INFORMATION PROVIDED ▸
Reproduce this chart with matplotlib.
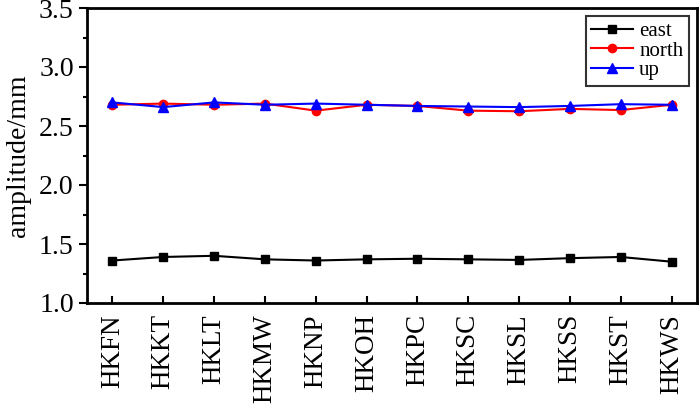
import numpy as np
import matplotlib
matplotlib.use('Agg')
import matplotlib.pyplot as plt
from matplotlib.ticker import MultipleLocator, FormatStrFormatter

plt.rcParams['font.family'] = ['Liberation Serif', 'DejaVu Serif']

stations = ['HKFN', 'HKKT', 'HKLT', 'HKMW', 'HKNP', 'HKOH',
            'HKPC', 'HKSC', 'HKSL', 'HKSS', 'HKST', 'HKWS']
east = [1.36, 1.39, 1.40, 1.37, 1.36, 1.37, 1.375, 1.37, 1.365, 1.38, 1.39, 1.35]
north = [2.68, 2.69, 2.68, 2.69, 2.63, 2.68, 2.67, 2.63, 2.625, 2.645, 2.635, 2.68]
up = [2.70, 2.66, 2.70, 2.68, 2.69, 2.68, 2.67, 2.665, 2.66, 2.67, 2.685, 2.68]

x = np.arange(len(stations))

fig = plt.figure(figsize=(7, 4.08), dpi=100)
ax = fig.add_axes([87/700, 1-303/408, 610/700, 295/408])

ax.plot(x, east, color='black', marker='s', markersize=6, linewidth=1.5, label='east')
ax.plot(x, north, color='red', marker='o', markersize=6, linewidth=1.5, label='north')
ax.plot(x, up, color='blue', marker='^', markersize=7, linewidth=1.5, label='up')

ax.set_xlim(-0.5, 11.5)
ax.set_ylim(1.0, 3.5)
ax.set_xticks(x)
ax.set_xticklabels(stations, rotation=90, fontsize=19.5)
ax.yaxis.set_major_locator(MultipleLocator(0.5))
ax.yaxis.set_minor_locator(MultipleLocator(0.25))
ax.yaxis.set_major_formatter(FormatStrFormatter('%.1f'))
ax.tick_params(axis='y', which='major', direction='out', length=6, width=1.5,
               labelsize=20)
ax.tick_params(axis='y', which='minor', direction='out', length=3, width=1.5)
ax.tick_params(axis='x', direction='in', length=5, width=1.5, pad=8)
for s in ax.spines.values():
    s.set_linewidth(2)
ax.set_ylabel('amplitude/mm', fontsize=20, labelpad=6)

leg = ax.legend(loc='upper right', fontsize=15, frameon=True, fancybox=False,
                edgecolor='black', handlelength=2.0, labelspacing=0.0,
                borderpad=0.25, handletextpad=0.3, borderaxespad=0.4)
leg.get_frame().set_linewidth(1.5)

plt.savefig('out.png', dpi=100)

GOAL ▸
Repeat only what lies between the start of the data and the end of the line containing "plt.rcParams['font.family'] = ['Liberation", exactly, with pictures left out.

ANSWER ▸
Reproduce this chart with matplotlib.
import numpy as np
import matplotlib
matplotlib.use('Agg')
import matplotlib.pyplot as plt
from matplotlib.ticker import MultipleLocator, FormatStrFormatter

plt.rcParams['font.family'] = ['Liberation Serif', 'DejaVu Serif']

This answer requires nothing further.